Did we mention that The Sage has absolutely no legal education or training whatsoever, and has indeed not even been an interested amateur on the topic of law in the past? One can comb through The Sage's oevure for days at a time without finding a single reference to jurisprudence, but suddenly he's a self-declared expert on Virginia contracts and the legal construction of Virgina laws.
He's not a legal expert, on the law regarding gay marriage or any other sort of law, and it's past time people like Jonah stopped treating him as if he were. Just because you're gay doesn't mean you're an expert on "gay law." You don't lay down with a man and then rise with a degree from Columbia Law.
There's a simple reason to shrug at The Sage's myriad ludicrous charges: 1) he doesn't know what the fuck he's talking about and 2) he misrepresents these laws and proposals at every turn in full awareness that he doesn't know what the fuck he's talking about and 3) to the extent he knows what the fuck he's talking about, he knows he's wrong.
He is a committed advocate on the issue, and an advocate utterly ignorant of the law, and yet Jonah Goldberg repeatedly accepts The Sage's premises as if they were considered legal opinions.
At least Goldberg has the backbone to now state what Sullivan clearly is: a radical, and a rather nasty ad hominem one at that. Here's his surrebuttal to The Sage's rebuttal:
He says he's no radical because his position hasn't changed. Maybe so, but his rhetorical tactics have. It seems to me Andrew used to condemn the gay left for its totalizing attitude toward politics. Andrew's position now is that conservatives are immoral for fighting laws he disagrees with and for not-fighting laws he disagrees with. The only safe harbor appears to be agreeing with Andrew with the same amount of passion as Andrew, otherwise you're a "theocon" or some such....
[A]ndrew increasingly seems to have the same contempt for my lack of passion about gay rights as a Bolshevik had for a Social Democrat. I just don't think that's a good or smart approach for his side of the debate.
Update, as an Open Letter to Jonah Goldberg: We take it, Jonah, that when Jesse Jackson makes claims regarding the effect of proposed legislation he opposes, you greet his interpretations with a fair amount of skepticism.
We take it you don't immediately assume the facts are as he claims them to be, simply because he is either A) Jesse Jackson or B) black, and therefore wise and learned on the topic of civil-rights legislation.
And, it should be noted, in all fairness to Mr. Jackson, he probably does actually have a working knowlege, at least of a fragmentary kind, about civil rights law, having been an interested advocate on the issue for 40 or 50 years.
But that working knowlege comes from his actual experience, not from his status as an interested minority.
What, praytell, leads you assume that Andrew Sullivan is a legal expert? Can you site his previous analysis of legal cases as evidence of at least an amateur-level interest in the subject?
If you can't, could you please explain to us why you greet his claims with very little skepticism at all? Surely you can't imagine that homosexuals have an inborn expertise on legal analysis and precedent regarding gay issues.

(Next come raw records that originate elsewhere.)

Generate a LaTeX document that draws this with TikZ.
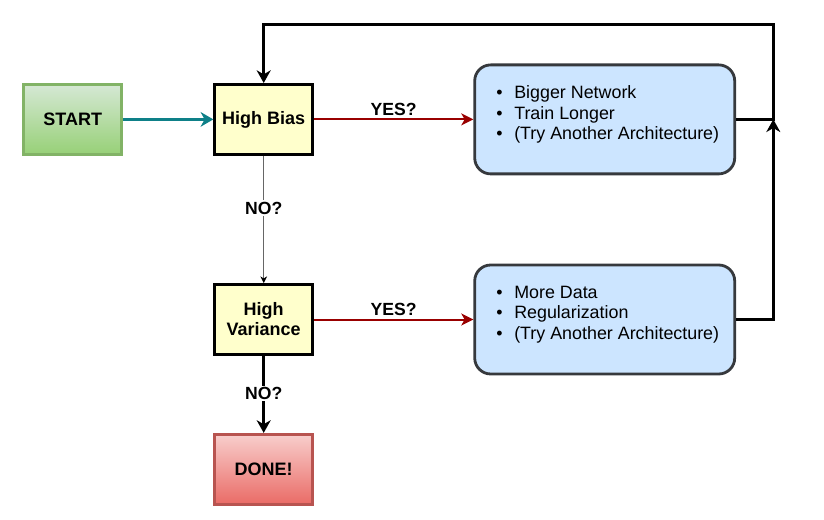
\documentclass[tikz,border=0pt]{standalone}
\usepackage{fontspec}
\setmainfont{Liberation Sans}
\usetikzlibrary{arrows.meta}
\definecolor{startfillA}{HTML}{D5E8D4}
\definecolor{startfillB}{HTML}{97D077}
\definecolor{startline}{HTML}{82B366}
\definecolor{donefillA}{HTML}{F8CECC}
\definecolor{donefillB}{HTML}{EA6B66}
\definecolor{doneline}{HTML}{B85450}
\definecolor{yellowfill}{HTML}{FFFFCC}
\definecolor{bluefill}{HTML}{CCE5FF}
\definecolor{blueline}{HTML}{36393D}
\definecolor{tealline}{HTML}{0E8088}
\definecolor{redline}{HTML}{990000}
\definecolor{grayline}{HTML}{666666}
\begin{document}
\begin{tikzpicture}[x=0.75pt,y=-0.75pt,
  box/.style={minimum width=73.5pt, minimum height=52.5pt, inner sep=0pt,
    line width=2.1pt, align=center,
    font=\fontsize{13.5}{15}\selectfont\bfseries},
  startbox/.style={box, draw=startline, top color=startfillA, bottom color=startfillB},
  decbox/.style={box, draw=black, fill=yellowfill},
  donebox/.style={box, draw=doneline, top color=donefillA, bottom color=donefillB},
  actbox/.style={minimum width=195pt, minimum height=81.75pt, inner sep=0pt,
    line width=2.1pt, draw=blueline, fill=bluefill, rounded corners=12pt},
  listtext/.style={anchor=west, inner sep=0pt, align=left,
    font=\fontsize{13.4}{15.6}\selectfont},
  lbl/.style={font=\fontsize{13.2}{15}\selectfont\bfseries, inner sep=1pt},
  thickarrow/.style={line width=2.1pt, -{Stealth[length=9.5pt,width=10.5pt,inset=3pt]}},
  tealarrow/.style={draw=tealline, line width=1.7pt, -{Stealth[length=9.5pt,width=11pt,inset=3pt]}},
  redarrow/.style={draw=redline, line width=1.5pt, -{Stealth[length=9pt,width=9pt,inset=2.5pt]}},
  thinarrow/.style={draw=grayline, line width=0.75pt, -{Stealth[length=5pt,width=5pt,inset=1.5pt,color=black]}},
]
\useasboundingbox (0,0) rectangle (824,520);

\node[startbox] (start) at (72.7,119.4) {START};
\node[decbox] (hb) at (263.7,119.4) {High Bias};
\node[decbox] (hv) at (263.7,319.5) {High\\Variance};
\node[donebox] (done) at (263.7,469.3) {DONE!};
\node[actbox] (b1) at (604.7,119.4) {};
\node[actbox] (b2) at (604.7,319.5) {};

\node[listtext] (b1t) at (496,114.5) {\makebox[13.5pt][l]{\textbullet}Bigger Network\\
  \makebox[13.5pt][l]{\textbullet}Train Longer\\
  \makebox[13.5pt][l]{\textbullet}(Try Another Architecture)};
\node[listtext] (b2t) at (496,314.6) {\makebox[13.5pt][l]{\textbullet}More Data\\
  \makebox[13.5pt][l]{\textbullet}Regularization\\
  \makebox[13.5pt][l]{\textbullet}(Try Another Architecture)};

\coordinate (tr) at (773.3,24.3);
\coordinate (jn) at (773.3,119.4);

\draw[tealarrow] (start) -- (hb);
\draw[redarrow] (hb) -- node[lbl, above=1pt] (y1) {YES?} (b1);
\draw[redarrow] (hv) -- node[lbl, above=1pt] (y2) {YES?} (b2);
\draw[thinarrow] (hb) -- node[lbl, fill=white, pos=0.41] (n1) {NO?} (hv);
\draw[thickarrow] (hv) -- node[lbl, fill=white, pos=0.49] (n2) {NO?} (done);
\draw[thickarrow] (b1.east) -| (tr) -| (hb.north);
\draw[thickarrow] (b2.east) -| (jn);
\end{tikzpicture}
\end{document}
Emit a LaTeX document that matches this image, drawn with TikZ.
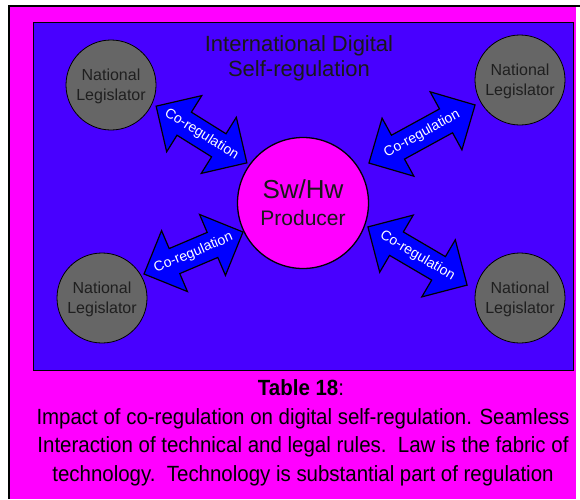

Has he provided any legal citations for his claims? We haven't seen them. We stronlgy suspect there are no actual legal citations for any of these claims. We suspect his "source" for these claims is not anything to be found in the law at all; we think he just takes the HRC newsletter, adds some of his trademark ad hominem, and then prints it up as a legal analysis.
Here's a dandy little example of why you shouldn't blindly trust ignorant, dedicated advocates on questions involving the law. Seems some people claim and/or believe that failing to renew the Voting Rights Act of 1965 would result in blacks no longer having the right to vote.
Not true, of course. But the idea of it generates a lot of angry passion from concerned, but ignorant, citizens.
It's just too precious: The Shrill Sage accuses his enemies -- "theoconservatives," in his preferred cutesy name-calling fashion -- of having become "emotive."
Right, Sully. We wouldn't want any hysterical feminine emotion intruding into this rational back-and-forth we're having.